- _STATED GOAL_
Without the pictures, can you quote each line below exactly?
====== RECORDED DATA
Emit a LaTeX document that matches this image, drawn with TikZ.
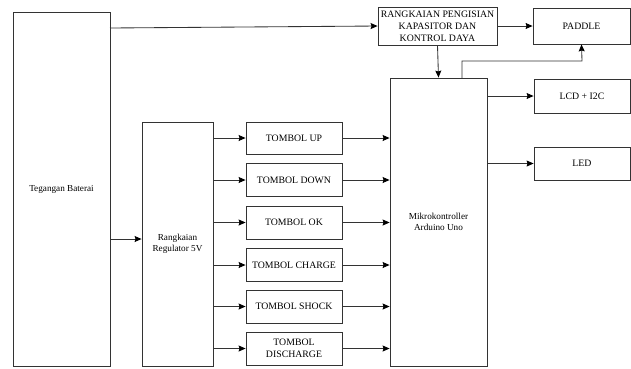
\documentclass[tikz,border=0pt]{standalone}
\usepackage{fontspec}
\setmainfont{Liberation Serif}
\usetikzlibrary{arrows.meta}
\begin{document}
\begin{tikzpicture}[x=1pt,y=-1pt,
  blk/.style={draw=black!80,line width=0.85pt,rectangle,inner sep=1pt,align=center,font=\fontsize{9.8}{11.8}\selectfont},
  sblk/.style={blk,font=\fontsize{9.2}{11}\selectfont},
  arr/.style={draw=black!80,line width=0.85pt,-{Stealth[length=7pt,width=6pt,inset=1pt,fill=black,color=black]}}]
\useasboundingbox (0,0) rectangle (631,368);
\node[sblk,minimum width=97pt,minimum height=354pt] (bat) at (61.5,189) {Tegangan Baterai};
\node[blk,minimum width=119pt,minimum height=38pt] (rk) at (437.5,26) {RANGKAIAN PENGISIAN\\KAPASITOR DAN\\KONTROL DAYA};
\node[blk,minimum width=97pt,minimum height=36pt] (pad) at (581.5,26) {PADDLE};
\node[blk,minimum width=96pt,minimum height=34pt] (lcd) at (582,96) {LCD + I2C};
\node[blk,minimum width=96pt,minimum height=33pt] (led) at (582,163.5) {LED};
\node[sblk,minimum width=97pt,minimum height=288pt] (mik) at (438.5,222) {Mikrokontroller\\Arduino Uno};
\node[sblk,minimum width=71pt,minimum height=244pt] (reg) at (177.5,244) {Rangkaian\\Regulator 5V};
\node[blk,minimum width=96pt,minimum height=32pt] (t1) at (294,138) {TOMBOL UP};
\node[blk,minimum width=96pt,minimum height=33pt] (t2) at (294,180) {TOMBOL DOWN};
\node[blk,minimum width=96pt,minimum height=33pt] (t3) at (294,222.5) {TOMBOL OK};
\node[blk,minimum width=96pt,minimum height=33pt] (t4) at (294,265) {TOMBOL CHARGE};
\node[blk,minimum width=96pt,minimum height=33pt] (t5) at (294,306.5) {TOMBOL SHOCK};
\node[blk,minimum width=96pt,minimum height=33pt] (t6) at (294,348.5) {TOMBOL\\DISCHARGE};
\coordinate (bo) at (110,28);
\coordinate (mo) at (462,78);
\coordinate (mk) at (462,61);
\coordinate (pk) at (582,61);
\coordinate (bb) at (110,239);
\draw[arr] (bo) -- (rk.west);
\draw[arr] (rk.east) -- (pad.west);
\draw[arr] (rk.south) -- (mik.north);
\draw[arr] (mo) -- (mk) -- (pk) -- (pad.south);
\draw[arr] (mik.east |- lcd.west) -- (lcd.west);
\draw[arr] (mik.east |- led.west) -- (led.west);
\draw[arr] (bb) -- (reg.west |- bb);
\foreach \t in {t1,t2,t3,t4,t5,t6}{
  \draw[arr] (reg.east |- \t.west) -- (\t.west);
  \draw[arr] (\t.east) -- (mik.west |- \t.east);
}
\end{tikzpicture}
\end{document}
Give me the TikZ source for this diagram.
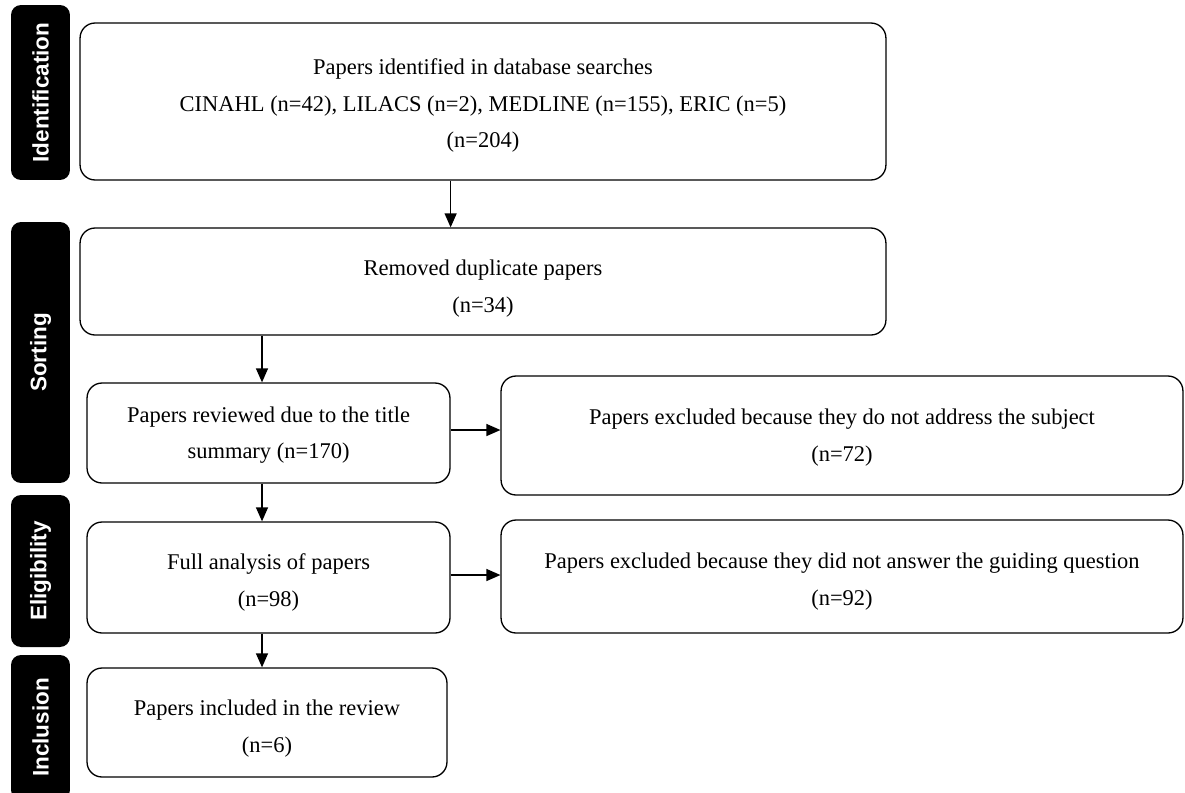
\documentclass[tikz,border=0pt]{standalone}
\usepackage{fontspec}
\setmainfont{Liberation Serif}
\newfontfamily\stagefont{Liberation Sans}
\usepackage{tikz}
\usetikzlibrary{calc,arrows.meta}
% extra room above the first line, pushes the text down a little
\newcommand{\padtop}[1]{\rule{0pt}{#1}}

\begin{document}
\begin{tikzpicture}[x=0.02cm,y=-0.02cm,
  box/.style={draw,rounded corners=0.3cm,line width=0.75pt,align=center,
    font=\fontsize{12.8}{21}\selectfont,inner sep=0pt},
  stage/.style={fill=black,rounded corners=0.2cm,minimum height=1.18cm,
    text=white,font=\stagefont\bfseries\fontsize{12.8}{15}\selectfont,rotate=90},
  arr/.style={line width=0.75pt,-{Triangle[length=0.28cm,width=0.24cm]}}]
  \clip (0,0) rectangle (1185,792);
  % stages
  \node[stage,minimum width=3.5cm] (sid) at (40.5,92.5) {Identification};
  \node[stage,minimum width=5.22cm] (ssort) at (40.5,352.5) {Sorting};
  \node[stage,minimum width=3.04cm] (selig) at (40.5,571) {Eligibility};
  \node[stage,minimum width=2.9cm] (sincl) at (40.5,727.5) {Inclusion};
  % boxes
  \node[box,minimum width=16.12cm,minimum height=3.14cm] (ident) at (483,101.5)
    {\padtop{13.6pt}Papers identified in database searches\\
     CINAHL (n=42), LILACS (n=2), MEDLINE (n=155), ERIC (n=5)\\
     (n=204)};
  \node[box,minimum width=16.12cm,minimum height=2.14cm] (dup) at (483,281.5)
    {\padtop{17pt}Removed duplicate papers\\(n=34)};
  \node[box,minimum width=7.26cm,minimum height=2cm] (rev) at (268.5,433)
    {\padtop{11.3pt}Papers reviewed due to the title\\summary (n=170)};
  \node[box,minimum width=13.64cm,minimum height=2.38cm] (exsub) at (842,435.5)
    {\padtop{11.3pt}Papers excluded because they do not address the subject\\(n=72)};
  \node[box,minimum width=7.26cm,minimum height=2.22cm] (full) at (268.5,577.5)
    {\padtop{15pt}Full analysis of papers\\(n=98)};
  \node[box,minimum width=13.64cm,minimum height=2.26cm] (exq) at (842,576.5)
    {\padtop{15pt}Papers excluded because they did not answer the guiding question\\(n=92)};
  \node[box,minimum width=7.2cm,minimum height=2.18cm] (incl) at (267,722.5)
    {\padtop{15.5pt}Papers included in the review\\(n=6)};
  % arrows
  \draw[arr] (ident.south -| rev.east) -- (dup.north -| rev.east);
  \draw[arr] ([xshift=-0.13cm]dup.south -| rev.north) -- ([xshift=-0.13cm]rev.north);
  \draw[arr] ([xshift=-0.13cm]rev.south) -- ([xshift=-0.13cm]full.north);
  \draw[arr] ([xshift=-0.13cm]full.south) -- ([xshift=-0.13cm]incl.north -| full.north);
  \draw[arr] ([yshift=0.06cm]rev.east) -- ([yshift=0.06cm]rev.east -| exsub.west);
  \draw[arr] ([yshift=0.05cm]full.east) -- ([yshift=0.05cm]full.east -| exq.west);
\end{tikzpicture}
\end{document}
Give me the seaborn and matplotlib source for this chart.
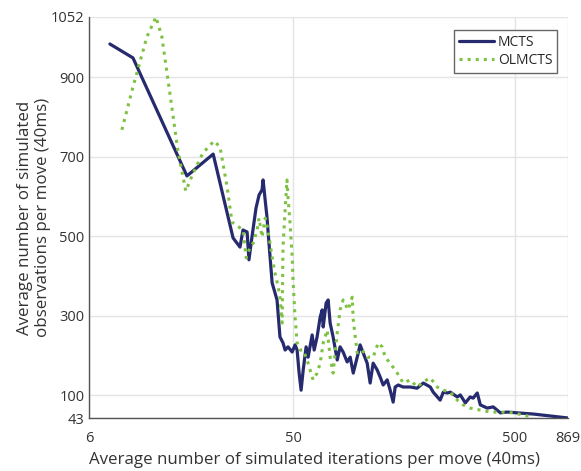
============
- _SOLUTION FOR THIS EXERCISE_
Emit a LaTeX document that matches this image, drawn with TikZ.
\documentclass[tikz,border=0pt]{standalone}
\usepackage{fontspec}
\setmainfont{Liberation Serif}
\usetikzlibrary{arrows.meta}
\begin{document}
\begin{tikzpicture}[x=1pt,y=-1pt,
  blk/.style={draw=black!80,line width=0.85pt,rectangle,inner sep=1pt,align=center,font=\fontsize{9.8}{11.8}\selectfont},
  sblk/.style={blk,font=\fontsize{9.2}{11}\selectfont},
  arr/.style={draw=black!80,line width=0.85pt,-{Stealth[length=7pt,width=6pt,inset=1pt,fill=black,color=black]}}]
\useasboundingbox (0,0) rectangle (631,368);
\node[sblk,minimum width=97pt,minimum height=354pt] (bat) at (61.5,189) {Tegangan Baterai};
\node[blk,minimum width=119pt,minimum height=38pt] (rk) at (437.5,26) {RANGKAIAN PENGISIAN\\KAPASITOR DAN\\KONTROL DAYA};
\node[blk,minimum width=97pt,minimum height=36pt] (pad) at (581.5,26) {PADDLE};
\node[blk,minimum width=96pt,minimum height=34pt] (lcd) at (582,96) {LCD + I2C};
\node[blk,minimum width=96pt,minimum height=33pt] (led) at (582,163.5) {LED};
\node[sblk,minimum width=97pt,minimum height=288pt] (mik) at (438.5,222) {Mikrokontroller\\Arduino Uno};
\node[sblk,minimum width=71pt,minimum height=244pt] (reg) at (177.5,244) {Rangkaian\\Regulator 5V};
\node[blk,minimum width=96pt,minimum height=32pt] (t1) at (294,138) {TOMBOL UP};
\node[blk,minimum width=96pt,minimum height=33pt] (t2) at (294,180) {TOMBOL DOWN};
\node[blk,minimum width=96pt,minimum height=33pt] (t3) at (294,222.5) {TOMBOL OK};
\node[blk,minimum width=96pt,minimum height=33pt] (t4) at (294,265) {TOMBOL CHARGE};
\node[blk,minimum width=96pt,minimum height=33pt] (t5) at (294,306.5) {TOMBOL SHOCK};
\node[blk,minimum width=96pt,minimum height=33pt] (t6) at (294,348.5) {TOMBOL\\DISCHARGE};
\coordinate (bo) at (110,28);
\coordinate (mo) at (462,78);
\coordinate (mk) at (462,61);
\coordinate (pk) at (582,61);
\coordinate (bb) at (110,239);
\draw[arr] (bo) -- (rk.west);
\draw[arr] (rk.east) -- (pad.west);
\draw[arr] (rk.south) -- (mik.north);
\draw[arr] (mo) -- (mk) -- (pk) -- (pad.south);
\draw[arr] (mik.east |- lcd.west) -- (lcd.west);
\draw[arr] (mik.east |- led.west) -- (led.west);
\draw[arr] (bb) -- (reg.west |- bb);
\foreach \t in {t1,t2,t3,t4,t5,t6}{
  \draw[arr] (reg.east |- \t.west) -- (\t.west);
  \draw[arr] (\t.east) -- (mik.west |- \t.east);
}
\end{tikzpicture}
\end{document}
Give me the TikZ source for this diagram.
\documentclass[tikz,border=0pt]{standalone}
\usepackage{fontspec}
\setmainfont{Liberation Serif}
\newfontfamily\stagefont{Liberation Sans}
\usepackage{tikz}
\usetikzlibrary{calc,arrows.meta}
% extra room above the first line, pushes the text down a little
\newcommand{\padtop}[1]{\rule{0pt}{#1}}

\begin{document}
\begin{tikzpicture}[x=0.02cm,y=-0.02cm,
  box/.style={draw,rounded corners=0.3cm,line width=0.75pt,align=center,
    font=\fontsize{12.8}{21}\selectfont,inner sep=0pt},
  stage/.style={fill=black,rounded corners=0.2cm,minimum height=1.18cm,
    text=white,font=\stagefont\bfseries\fontsize{12.8}{15}\selectfont,rotate=90},
  arr/.style={line width=0.75pt,-{Triangle[length=0.28cm,width=0.24cm]}}]
  \clip (0,0) rectangle (1185,792);
  % stages
  \node[stage,minimum width=3.5cm] (sid) at (40.5,92.5) {Identification};
  \node[stage,minimum width=5.22cm] (ssort) at (40.5,352.5) {Sorting};
  \node[stage,minimum width=3.04cm] (selig) at (40.5,571) {Eligibility};
  \node[stage,minimum width=2.9cm] (sincl) at (40.5,727.5) {Inclusion};
  % boxes
  \node[box,minimum width=16.12cm,minimum height=3.14cm] (ident) at (483,101.5)
    {\padtop{13.6pt}Papers identified in database searches\\
     CINAHL (n=42), LILACS (n=2), MEDLINE (n=155), ERIC (n=5)\\
     (n=204)};
  \node[box,minimum width=16.12cm,minimum height=2.14cm] (dup) at (483,281.5)
    {\padtop{17pt}Removed duplicate papers\\(n=34)};
  \node[box,minimum width=7.26cm,minimum height=2cm] (rev) at (268.5,433)
    {\padtop{11.3pt}Papers reviewed due to the title\\summary (n=170)};
  \node[box,minimum width=13.64cm,minimum height=2.38cm] (exsub) at (842,435.5)
    {\padtop{11.3pt}Papers excluded because they do not address the subject\\(n=72)};
  \node[box,minimum width=7.26cm,minimum height=2.22cm] (full) at (268.5,577.5)
    {\padtop{15pt}Full analysis of papers\\(n=98)};
  \node[box,minimum width=13.64cm,minimum height=2.26cm] (exq) at (842,576.5)
    {\padtop{15pt}Papers excluded because they did not answer the guiding question\\(n=92)};
  \node[box,minimum width=7.2cm,minimum height=2.18cm] (incl) at (267,722.5)
    {\padtop{15.5pt}Papers included in the review\\(n=6)};
  % arrows
  \draw[arr] (ident.south -| rev.east) -- (dup.north -| rev.east);
  \draw[arr] ([xshift=-0.13cm]dup.south -| rev.north) -- ([xshift=-0.13cm]rev.north);
  \draw[arr] ([xshift=-0.13cm]rev.south) -- ([xshift=-0.13cm]full.north);
  \draw[arr] ([xshift=-0.13cm]full.south) -- ([xshift=-0.13cm]incl.north -| full.north);
  \draw[arr] ([yshift=0.06cm]rev.east) -- ([yshift=0.06cm]rev.east -| exsub.west);
  \draw[arr] ([yshift=0.05cm]full.east) -- ([yshift=0.05cm]full.east -| exq.west);
\end{tikzpicture}
\end{document}
Give me the seaborn and matplotlib source for this chart.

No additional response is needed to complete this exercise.